[A run of records]

-----

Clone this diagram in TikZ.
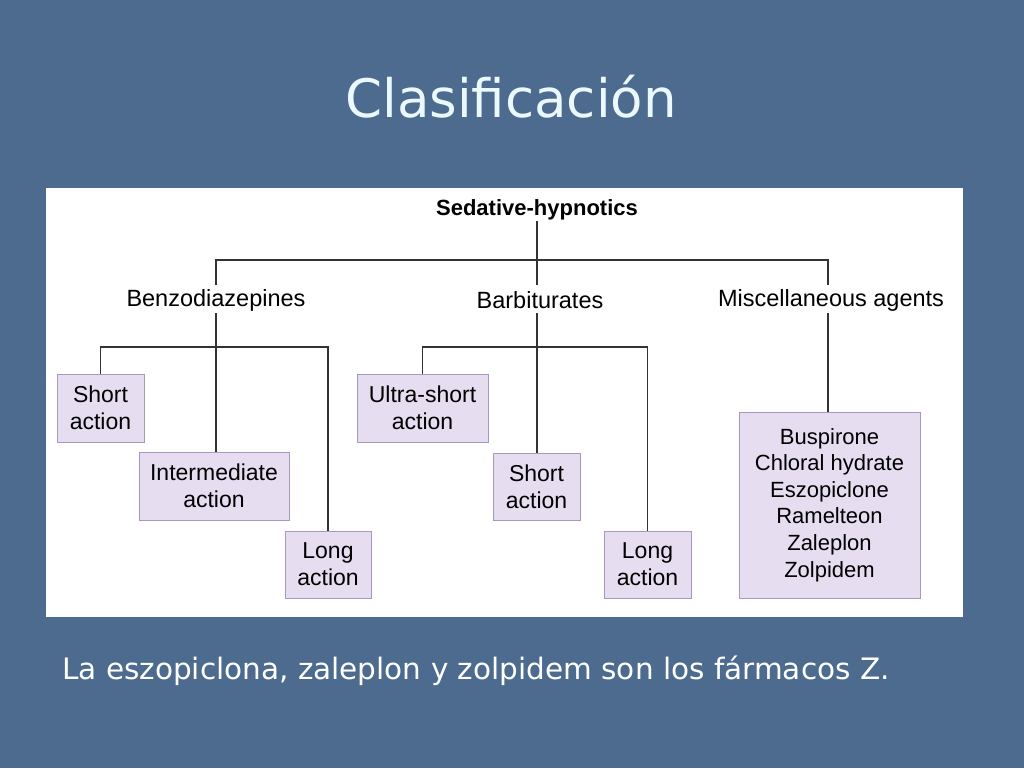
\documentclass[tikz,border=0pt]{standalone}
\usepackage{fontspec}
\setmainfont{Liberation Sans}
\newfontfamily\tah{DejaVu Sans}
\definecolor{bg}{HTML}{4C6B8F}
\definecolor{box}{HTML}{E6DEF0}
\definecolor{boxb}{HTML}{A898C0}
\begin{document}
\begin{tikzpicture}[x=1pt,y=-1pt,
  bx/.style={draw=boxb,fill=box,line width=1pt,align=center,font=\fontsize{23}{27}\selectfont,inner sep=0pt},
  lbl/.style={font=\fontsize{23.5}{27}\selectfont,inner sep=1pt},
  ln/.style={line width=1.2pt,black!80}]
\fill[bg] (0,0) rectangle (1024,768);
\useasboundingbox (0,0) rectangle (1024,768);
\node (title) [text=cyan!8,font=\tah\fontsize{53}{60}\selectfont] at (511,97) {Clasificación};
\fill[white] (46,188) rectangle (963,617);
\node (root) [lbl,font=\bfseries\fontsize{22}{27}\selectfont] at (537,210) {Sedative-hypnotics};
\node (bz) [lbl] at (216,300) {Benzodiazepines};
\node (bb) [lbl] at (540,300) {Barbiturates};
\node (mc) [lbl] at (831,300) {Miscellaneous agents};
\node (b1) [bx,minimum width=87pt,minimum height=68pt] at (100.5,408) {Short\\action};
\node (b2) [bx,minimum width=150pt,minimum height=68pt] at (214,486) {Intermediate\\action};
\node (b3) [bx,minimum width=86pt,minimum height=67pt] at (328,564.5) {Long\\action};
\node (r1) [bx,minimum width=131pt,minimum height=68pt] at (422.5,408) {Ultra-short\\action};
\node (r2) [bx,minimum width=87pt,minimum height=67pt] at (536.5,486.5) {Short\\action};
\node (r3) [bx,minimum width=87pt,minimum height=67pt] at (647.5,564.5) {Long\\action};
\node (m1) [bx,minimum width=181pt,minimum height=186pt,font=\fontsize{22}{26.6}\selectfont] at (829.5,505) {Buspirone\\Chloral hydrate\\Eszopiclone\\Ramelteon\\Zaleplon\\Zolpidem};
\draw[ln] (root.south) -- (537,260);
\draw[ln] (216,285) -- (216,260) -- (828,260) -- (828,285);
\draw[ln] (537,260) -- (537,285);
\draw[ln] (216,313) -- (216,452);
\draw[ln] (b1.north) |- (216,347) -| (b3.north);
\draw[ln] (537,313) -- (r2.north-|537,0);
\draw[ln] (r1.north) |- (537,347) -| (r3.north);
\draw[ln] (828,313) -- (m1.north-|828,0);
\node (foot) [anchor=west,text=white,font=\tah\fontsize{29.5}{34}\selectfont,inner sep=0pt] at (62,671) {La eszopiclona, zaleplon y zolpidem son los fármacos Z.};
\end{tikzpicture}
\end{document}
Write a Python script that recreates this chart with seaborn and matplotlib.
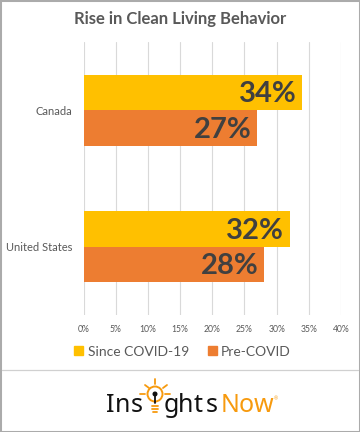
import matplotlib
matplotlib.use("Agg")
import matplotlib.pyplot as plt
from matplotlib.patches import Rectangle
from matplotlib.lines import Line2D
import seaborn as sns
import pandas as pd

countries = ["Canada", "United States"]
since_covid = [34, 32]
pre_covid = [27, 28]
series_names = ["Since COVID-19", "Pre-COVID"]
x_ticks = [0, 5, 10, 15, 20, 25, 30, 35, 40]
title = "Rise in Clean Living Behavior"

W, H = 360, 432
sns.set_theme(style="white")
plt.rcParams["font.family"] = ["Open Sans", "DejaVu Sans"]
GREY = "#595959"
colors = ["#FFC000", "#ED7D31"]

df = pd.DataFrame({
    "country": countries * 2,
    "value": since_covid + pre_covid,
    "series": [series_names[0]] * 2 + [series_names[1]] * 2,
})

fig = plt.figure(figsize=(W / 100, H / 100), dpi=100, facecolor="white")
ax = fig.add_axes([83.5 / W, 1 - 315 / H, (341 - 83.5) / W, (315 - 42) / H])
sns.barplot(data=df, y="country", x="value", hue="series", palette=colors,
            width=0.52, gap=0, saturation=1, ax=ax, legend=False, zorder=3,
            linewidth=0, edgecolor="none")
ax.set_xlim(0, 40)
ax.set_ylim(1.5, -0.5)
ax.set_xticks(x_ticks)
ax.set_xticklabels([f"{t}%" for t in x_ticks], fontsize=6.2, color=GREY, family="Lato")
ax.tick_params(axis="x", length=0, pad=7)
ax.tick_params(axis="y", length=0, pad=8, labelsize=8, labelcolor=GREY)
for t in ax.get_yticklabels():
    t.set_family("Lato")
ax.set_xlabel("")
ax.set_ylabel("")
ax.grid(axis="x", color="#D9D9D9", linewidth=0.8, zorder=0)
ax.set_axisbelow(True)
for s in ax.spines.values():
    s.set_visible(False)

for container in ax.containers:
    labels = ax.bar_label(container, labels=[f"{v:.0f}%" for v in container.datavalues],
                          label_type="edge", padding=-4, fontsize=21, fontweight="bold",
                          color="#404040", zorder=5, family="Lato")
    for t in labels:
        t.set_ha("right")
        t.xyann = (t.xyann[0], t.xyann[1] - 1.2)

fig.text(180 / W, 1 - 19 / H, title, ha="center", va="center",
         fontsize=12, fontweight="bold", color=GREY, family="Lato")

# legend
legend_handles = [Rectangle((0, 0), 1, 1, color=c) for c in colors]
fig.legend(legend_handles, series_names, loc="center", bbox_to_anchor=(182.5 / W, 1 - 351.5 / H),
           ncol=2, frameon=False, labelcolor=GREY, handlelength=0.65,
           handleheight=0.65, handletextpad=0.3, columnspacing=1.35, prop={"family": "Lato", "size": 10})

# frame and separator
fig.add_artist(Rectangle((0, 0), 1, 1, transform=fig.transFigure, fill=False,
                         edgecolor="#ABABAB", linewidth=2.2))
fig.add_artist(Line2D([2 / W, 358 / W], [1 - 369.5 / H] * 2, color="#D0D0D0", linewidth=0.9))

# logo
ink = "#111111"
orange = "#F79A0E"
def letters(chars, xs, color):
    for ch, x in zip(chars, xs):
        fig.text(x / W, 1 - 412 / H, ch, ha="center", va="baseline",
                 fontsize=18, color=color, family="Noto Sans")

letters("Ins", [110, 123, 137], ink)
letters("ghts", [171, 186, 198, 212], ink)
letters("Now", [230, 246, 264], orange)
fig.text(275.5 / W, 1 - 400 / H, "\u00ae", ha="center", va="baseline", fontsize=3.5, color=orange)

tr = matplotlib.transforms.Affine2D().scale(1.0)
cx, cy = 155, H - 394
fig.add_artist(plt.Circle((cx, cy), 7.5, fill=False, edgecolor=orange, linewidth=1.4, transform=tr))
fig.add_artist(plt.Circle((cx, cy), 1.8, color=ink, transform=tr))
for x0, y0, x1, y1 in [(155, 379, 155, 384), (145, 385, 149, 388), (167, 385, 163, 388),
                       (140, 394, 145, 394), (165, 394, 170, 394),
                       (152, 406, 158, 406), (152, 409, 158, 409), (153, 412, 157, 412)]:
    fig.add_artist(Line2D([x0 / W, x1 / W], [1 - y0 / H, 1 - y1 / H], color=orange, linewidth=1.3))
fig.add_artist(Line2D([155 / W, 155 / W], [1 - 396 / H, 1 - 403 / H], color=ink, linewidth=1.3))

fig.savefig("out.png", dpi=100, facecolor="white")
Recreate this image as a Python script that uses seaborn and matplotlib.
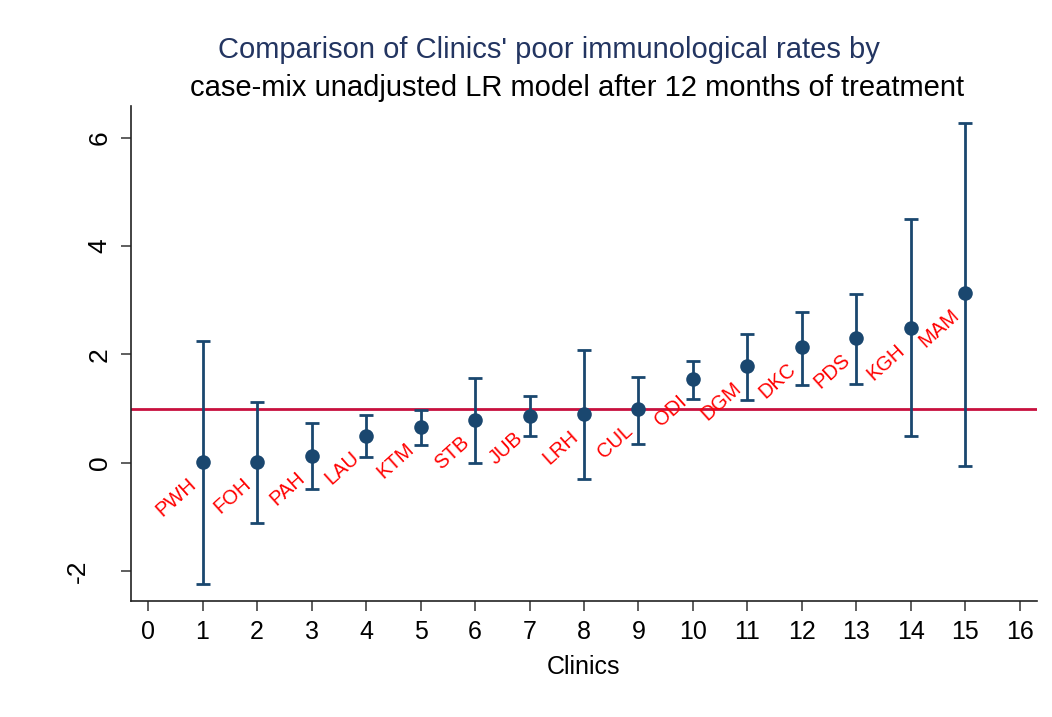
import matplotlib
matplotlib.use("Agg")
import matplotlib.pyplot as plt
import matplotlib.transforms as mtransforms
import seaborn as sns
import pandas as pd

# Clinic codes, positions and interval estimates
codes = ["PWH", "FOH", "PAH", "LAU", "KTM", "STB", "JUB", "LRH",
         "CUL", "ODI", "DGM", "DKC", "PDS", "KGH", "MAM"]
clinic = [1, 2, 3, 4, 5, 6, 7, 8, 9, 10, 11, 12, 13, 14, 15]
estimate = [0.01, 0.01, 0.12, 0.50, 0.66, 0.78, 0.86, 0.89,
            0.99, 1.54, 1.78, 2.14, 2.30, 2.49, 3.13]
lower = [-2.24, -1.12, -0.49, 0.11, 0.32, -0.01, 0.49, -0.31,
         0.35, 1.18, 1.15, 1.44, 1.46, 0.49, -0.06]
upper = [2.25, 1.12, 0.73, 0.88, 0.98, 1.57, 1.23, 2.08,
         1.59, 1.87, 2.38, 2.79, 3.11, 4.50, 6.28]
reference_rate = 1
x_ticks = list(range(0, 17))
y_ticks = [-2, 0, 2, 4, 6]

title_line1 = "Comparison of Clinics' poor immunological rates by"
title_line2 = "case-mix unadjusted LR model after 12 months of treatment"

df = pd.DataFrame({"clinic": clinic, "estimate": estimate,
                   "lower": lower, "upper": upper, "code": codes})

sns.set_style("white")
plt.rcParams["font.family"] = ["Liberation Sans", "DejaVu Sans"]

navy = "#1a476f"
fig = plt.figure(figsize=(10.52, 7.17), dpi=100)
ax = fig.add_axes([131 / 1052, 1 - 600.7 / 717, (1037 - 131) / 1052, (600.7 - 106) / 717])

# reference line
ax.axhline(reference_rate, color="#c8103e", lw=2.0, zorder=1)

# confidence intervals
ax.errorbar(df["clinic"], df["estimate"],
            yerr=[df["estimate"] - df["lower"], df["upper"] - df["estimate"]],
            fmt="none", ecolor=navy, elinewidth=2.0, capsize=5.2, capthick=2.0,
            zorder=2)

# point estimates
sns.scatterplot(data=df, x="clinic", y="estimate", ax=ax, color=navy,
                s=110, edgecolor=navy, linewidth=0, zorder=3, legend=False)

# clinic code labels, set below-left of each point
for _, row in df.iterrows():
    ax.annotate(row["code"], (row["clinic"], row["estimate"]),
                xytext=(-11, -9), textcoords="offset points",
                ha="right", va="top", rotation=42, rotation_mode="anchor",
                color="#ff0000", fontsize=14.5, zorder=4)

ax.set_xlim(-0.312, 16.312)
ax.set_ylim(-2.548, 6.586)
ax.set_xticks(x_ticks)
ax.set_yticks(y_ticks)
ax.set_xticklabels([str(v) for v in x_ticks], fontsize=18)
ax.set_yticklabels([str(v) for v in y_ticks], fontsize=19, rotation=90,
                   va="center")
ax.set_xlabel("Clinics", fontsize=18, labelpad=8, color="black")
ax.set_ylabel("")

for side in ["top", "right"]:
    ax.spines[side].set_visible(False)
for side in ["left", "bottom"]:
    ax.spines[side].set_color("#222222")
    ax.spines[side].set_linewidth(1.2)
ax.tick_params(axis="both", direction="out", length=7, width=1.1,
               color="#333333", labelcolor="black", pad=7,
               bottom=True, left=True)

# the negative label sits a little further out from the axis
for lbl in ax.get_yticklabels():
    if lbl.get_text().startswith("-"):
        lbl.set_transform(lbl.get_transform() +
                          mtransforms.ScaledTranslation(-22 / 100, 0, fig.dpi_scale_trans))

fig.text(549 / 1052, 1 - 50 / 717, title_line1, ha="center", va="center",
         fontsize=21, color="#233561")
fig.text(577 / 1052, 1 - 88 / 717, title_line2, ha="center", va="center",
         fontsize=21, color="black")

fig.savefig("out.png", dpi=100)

-----

* [What you should do]: Of the lines in this data, how many contain "that"? Reply with only the number.

* [Output of the task]: 2